Most of us are familiar with today's popular seltzer brands, like LaCroix, Bubbly, and Waterloo. While we know that seltzer is just carbonated water, we know very little about the ingredients used to flavor it. LaCroix, for example, has various flavors like "Pamplemousse" (grapefruit in French), but is a grapefruit even used in the beverage itself? The drink claims to have 'natural essences', but the actual source is a mystery.

The presence of essence

People love seltzer because it offers a kick, unlike plain flat water. According to Whyy, carbonated bubbles not only make beverages more refreshing, they stimulate our pain receptors, which sounds painful, but in small amounts, is enjoyable. It's also great for weaning off all those Diet Cokes! The FDA states "natural flavors in sparkling water can be created using natural ingredients from essential oils, extracts, distillates or other products derived from fruits, vegetables, spices, herbs, barks, roots, and other organic substances.'" The Wall Street Journal's research showed that the 'essence' in any given flavored seltzer is the same natural chemical used in other products, such as shampoo or ice pops. Taking the skin of a fruit, for example, and heating it to produce vapors that are then infused into the beverage.

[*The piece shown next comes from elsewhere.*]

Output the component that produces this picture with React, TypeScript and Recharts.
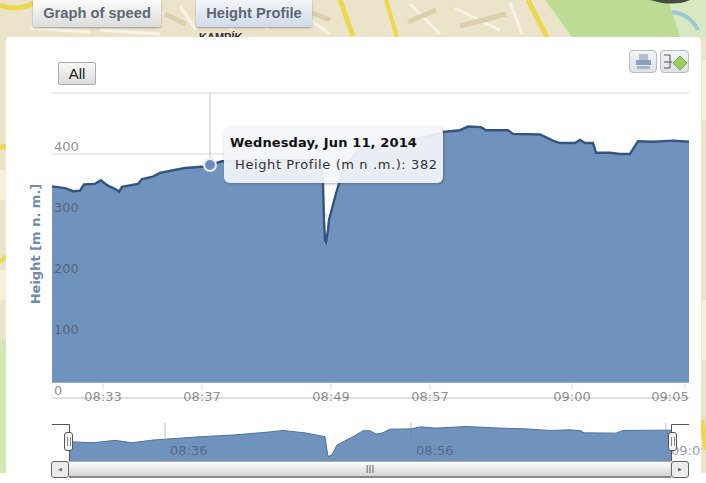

Most companies are tight-lipped about their processing techniques. LaCroix's website says "the flavors are derived from the natural essence oil extracted from the fruit named on our can – no sugars or artificial ingredients contained in or added to these extracted flavors." However, some seltzer producers, like Spindrift, use alternative methods that actually use real fruit juice. Sip Trend claims that different flavors, other than the ones actually named, are occasionally used: a lemon-flavored seltzer might actually be infused with limes or even vegetables.

Nevertheless, it's good news that natural essences are truly natural and mostly come from the fruit that made them appealing in the first place!